I will touch on the enduring concerns that we all have on the propensity for aid to be wasted through corruption. In 1950, the economist Lord Bauer said:

“Foreign aid is a system of taking money from poor people in rich countries and giving it to rich people in poor countries”.

It can do no justice to the taxpayers of the DAC countries to find that their donations are siphoned away by corrupt elites in developing countries. The fungibility of aid clearly makes this a trickier problem to solve, so will my noble friend be able to tell the House whether the Government intend to take up Transparency International’s recommendation that they should attempt to get the G20 countries to agree rules to discourage illicit capital flight from those developing countries?

I come to the issue of whether we should stick to our target and, secondly, whether we should enshrine this in law. The argument for spending 0.7% seems irrefutable for the UK currently. It is certainly a significant sum of money in raw numbers but looks rather different when seen in perspective: it amounts to just 1.6p of every pound of government spending, when 75% of the world’s poorest people live on less than $1.25 a day. Setting our sights on fulfilling our target is right, despite the current state of our finances.

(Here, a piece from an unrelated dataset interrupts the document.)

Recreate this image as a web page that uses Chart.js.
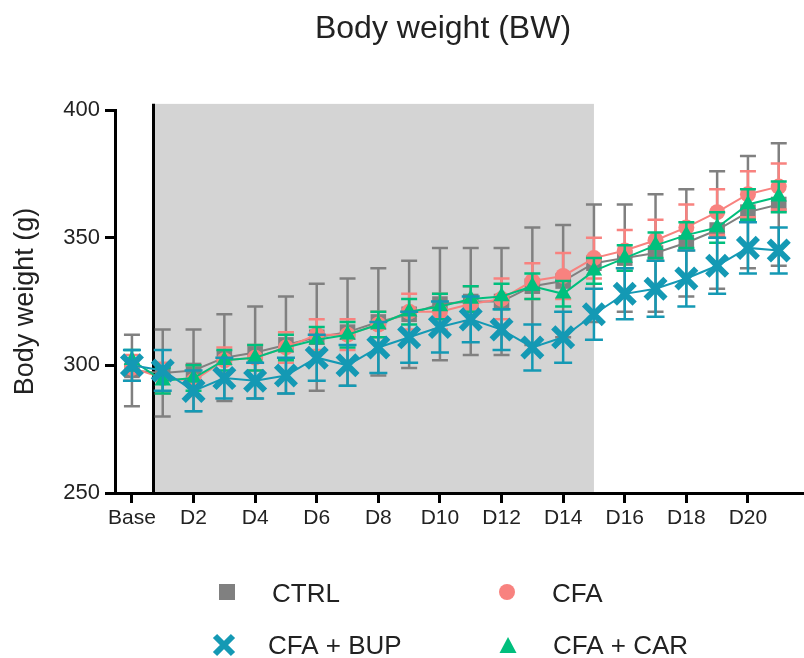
<!DOCTYPE html>
<html>
<head>
<meta charset="utf-8">
<script src="https://cdn.jsdelivr.net/npm/chart.js@4.4.1/dist/chart.umd.min.js"></script>
<style>
html,body{margin:0;padding:0;background:#fff;}
#wrap{width:804px;height:658px;position:relative;}
</style>
</head>
<body>
<div id="wrap"><canvas id="c" width="804" height="658"></canvas></div>
<script>
// ---------- data ----------
const categories = ['Base','D1','D2','D3','D4','D5','D6','D7','D8','D9','D10','D11','D12','D13','D14','D15','D16','D17','D18','D19','D20','D21'];
const tickDays = [0,2,4,6,8,10,12,14,16,18,20];
const tickLabels = ['Base','D2','D4','D6','D8','D10','D12','D14','D16','D18','D20'];
const yTicks = [250,300,350,400];

const ctrlMean = [298,297,298,303,305,308,311,313,317,320,324,325,325,331,333,340,342,344,348,353,360,363];
const ctrlSD   = [14,17,16,17,18,19,21,21,21,21,22,21,21,23,22,23,21,23,21,23,22,24];
const cfaMean  = [299,295,294,302,303,307,312,312,316,321,321,324,326,333,335,342,345,349,354,360,367,370];
const cfaSD    = [5,6,6,5,5,6,6,6,5,7,7,7,8,7,9,8,8,8,9,9,9,9];
const bupMean  = [300,298,290,295,294,296,303,300,307,311,315,318,314,307,311,320,328,330,334,339,346,345];
const bupSD    = [6,8,8,8,7,7,9,8,10,10,10,9,8,9,10,10,10,11,11,11,10,9];
const carMean  = [302,294,295,302,303,307,310,312,316,321,323,326,327,331,328,337,342,347,351,354,363,366];
const carSD    = [4,5,5,4,5,5,5,5,5,5,5,5,5,5,5,5,5,5,5,6,6,6];

const seriesNames = ['CTRL','CFA','CFA + BUP','CFA + CAR'];
const shadeStart = 0.7, shadeEnd = 15, shadeTopValue = 402.4;

// ---------- styles ----------
const FONT = "'Liberation Sans', Arial, Helvetica, sans-serif";
const TXT = '#222';
const C_CTRL = '#808080', C_CFA = '#F8827F', C_BUP = '#1499B4', C_CAR = '#00BF7D';

const toXY = (arr) => arr.map((v, i) => ({x: i, y: v}));

const datasets = [
  {label: seriesNames[0], data: toXY(ctrlMean), errors: ctrlSD, borderColor: C_CTRL, backgroundColor: C_CTRL,
   pointStyle: 'rect', pointRadius: 11, pointBorderWidth: 0, borderWidth: 2, order: 3, capHalf: 8, errWidth: 2.5},
  {label: seriesNames[1], data: toXY(cfaMean), errors: cfaSD, borderColor: C_CFA, backgroundColor: C_CFA,
   pointStyle: 'circle', pointRadius: 8, pointBorderWidth: 0, borderWidth: 2, order: 2, capHalf: 8, errWidth: 2.5},
  {label: seriesNames[2], data: toXY(bupMean), errors: bupSD, borderColor: C_BUP, backgroundColor: C_BUP,
   pointStyle: 'crossRot', pointRadius: 14, pointBorderWidth: 6, borderWidth: 2, order: 0, capHalf: 9, errWidth: 2.5},
  {label: seriesNames[3], data: toXY(carMean), errors: carSD, borderColor: C_CAR, backgroundColor: C_CAR,
   pointStyle: 'triangle', pointRadius: 9.5, pointBorderWidth: 0, borderWidth: 2, order: 1, capHalf: 8, errWidth: 2.5}
];

// ---------- plugins ----------
const shadePlugin = {
  id: 'shade',
  beforeDraw(chart) {
    const {ctx, scales: {x, y}} = chart;
    const x0 = x.getPixelForValue(shadeStart), x1 = x.getPixelForValue(shadeEnd);
    const yt = y.getPixelForValue(shadeTopValue), yb = y.getPixelForValue(250);
    ctx.save();
    ctx.fillStyle = '#D4D4D4';
    ctx.fillRect(x0, yt, x1 - x0, yb - yt);
    ctx.strokeStyle = '#000';
    ctx.lineWidth = 3;
    ctx.beginPath();
    ctx.moveTo(x0, yt);
    ctx.lineTo(x0, yb);
    ctx.stroke();
    ctx.restore();
  }
};

const errorBarPlugin = {
  id: 'errbars',
  beforeDatasetDraw(chart, args) {
    const ds = chart.data.datasets[args.index];
    if (!ds.errors) return;
    const {ctx, scales: {x, y}} = chart;
    ctx.save();
    ctx.strokeStyle = ds.borderColor;
    ctx.lineWidth = ds.errWidth;
    ds.data.forEach((p, i) => {
      const e = ds.errors[i];
      const px = x.getPixelForValue(p.x);
      const yt = y.getPixelForValue(p.y + e), yb = y.getPixelForValue(p.y - e);
      ctx.beginPath();
      ctx.moveTo(px, yt); ctx.lineTo(px, yb);
      ctx.moveTo(px - ds.capHalf, yt); ctx.lineTo(px + ds.capHalf, yt);
      ctx.moveTo(px - ds.capHalf, yb); ctx.lineTo(px + ds.capHalf, yb);
      ctx.stroke();
    });
    ctx.restore();
  }
};

function drawMarker(ctx, style, color, cx, cy) {
  ctx.save();
  ctx.fillStyle = color; ctx.strokeStyle = color;
  if (style === 'rect') {
    ctx.fillRect(cx - 8, cy - 8, 16, 16);
  } else if (style === 'circle') {
    ctx.beginPath(); ctx.arc(cx, cy, 8, 0, Math.PI * 2); ctx.fill();
  } else if (style === 'crossRot') {
    ctx.lineWidth = 6;
    ctx.beginPath();
    ctx.moveTo(cx - 9, cy - 9); ctx.lineTo(cx + 9, cy + 9);
    ctx.moveTo(cx + 9, cy - 9); ctx.lineTo(cx - 9, cy + 9);
    ctx.stroke();
  } else if (style === 'triangle') {
    ctx.beginPath();
    ctx.moveTo(cx, cy - 8); ctx.lineTo(cx + 8.5, cy + 8); ctx.lineTo(cx - 8.5, cy + 8);
    ctx.closePath(); ctx.fill();
  }
  ctx.restore();
}

const textPlugin = {
  id: 'texts',
  afterDraw(chart) {
    const {ctx, chartArea} = chart;
    ctx.save();
    ctx.fillStyle = TXT;
    // title
    ctx.font = '32px ' + FONT;
    ctx.textAlign = 'center';
    ctx.textBaseline = 'alphabetic';
    ctx.fillText('Body weight (BW)', 443, 38);
    // y axis title
    ctx.save();
    ctx.translate(33, (chartArea.top + chartArea.bottom) / 2);
    ctx.rotate(-Math.PI / 2);
    ctx.font = '27px ' + FONT;
    ctx.textAlign = 'center';
    ctx.fillText('Body weight (g)', 0, 0);
    ctx.restore();
    // legend (2 x 2)
    const items = [
      {ds: 0, mx: 227, my: 592, tx: 272, ty: 602},
      {ds: 1, mx: 507, my: 592, tx: 552, ty: 602},
      {ds: 2, mx: 224, my: 645, tx: 268, ty: 654},
      {ds: 3, mx: 508, my: 645, tx: 553, ty: 654}
    ];
    ctx.font = '26px ' + FONT;
    ctx.textAlign = 'left';
    items.forEach(it => {
      const d = chart.data.datasets[it.ds];
      drawMarker(ctx, d.pointStyle, d.borderColor, it.mx, it.my);
      ctx.fillStyle = TXT;
      ctx.fillText(d.label, it.tx, it.ty);
    });
    ctx.restore();
  }
};

// ---------- chart ----------
new Chart(document.getElementById('c'), {
  type: 'line',
  data: {labels: categories, datasets},
  options: {
    responsive: false,
    animation: false,
    devicePixelRatio: 1,
    layout: {autoPadding: false, padding: {top: 110, bottom: 125, left: 0, right: 0}},
    plugins: {legend: {display: false}, tooltip: {enabled: false}, title: {display: false}},
    elements: {line: {tension: 0}},
    scales: {
      x: {
        type: 'linear', min: -0.55, max: 21.82, bounds: 'data', offset: false,
        afterBuildTicks: s => { s.ticks = tickDays.map(v => ({value: v})); },
        afterFit: s => { s.height = 40; },
        ticks: {
          callback: (v, i) => tickLabels[i],
          font: {family: FONT, size: 21}, color: TXT, padding: 3,
          maxRotation: 0, autoSkip: false
        },
        grid: {drawOnChartArea: false, tickLength: 10, tickWidth: 3, tickColor: '#000'},
        border: {display: true, color: '#000', width: 3}
      },
      y: {
        type: 'linear', min: 250, max: 400, bounds: 'data',
        afterBuildTicks: s => { s.ticks = yTicks.map(v => ({value: v})); },
        afterFit: s => { s.width = 115; },
        ticks: {font: {family: FONT, size: 22}, color: TXT, padding: 5},
        grid: {drawOnChartArea: false, tickLength: 10, tickWidth: 3, tickColor: '#000'},
        border: {display: true, color: '#000', width: 3}
      }
    }
  },
  plugins: [shadePlugin, errorBarPlugin, textPlugin]
});
</script>
</body>
</html>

However, I will speak to the merits of legislating for the target ad infinitum. I am not speaking for the Liberal Democrats here but as an individual who has seen, more than once, the effects of legislation that is not fit for purpose after some time has passed. I am also keenly aware that if I were a taxpayer in Greece, Spain or Portugal—all three of which are DAC members—in the current climate I might feel that restoring my own country’s finances, in light of the enormous strain that those economies are under, might be my priority. Were we to enshrine this commitment in law, it would take away any flexibility on our part should our own financial situation weaken. Even more importantly, noble Lords might be able to imagine some sunny uplands in the future where our statute-enshrined obligation for development assistance is no longer needed to the same extent or for the purposes it was defined for.

To use another analogy, if we were to take peace and stability as our target in this increasingly unstable world, then perhaps we should have enshrined our implicit commitment to NATO spending, which is at least 2% of GDP but below which we have fallen.

I wholeheartedly support the target but am concerned about enshrining it in law. However, I accept that all political parties committed to this and that it is part of the coalition agreement. My own proposal, which might assuage some of the concerns about an enduring commitment, would be that if we do move to legislate, we have a requirement for a substantial review at the end of a 10-year period and perhaps insert a sunset clause into the Bill that will come into play should the conclusions of the review suggest that we are able to adjust the target either up or down. This would allow us to fulfil our current commitments, provide space for the planning of programmes and provide certainty of funding for the next period; but would enable us to reconsider, if necessary.

I conclude simply by thanking the committee for this report, which has added significantly to our understanding of the issue.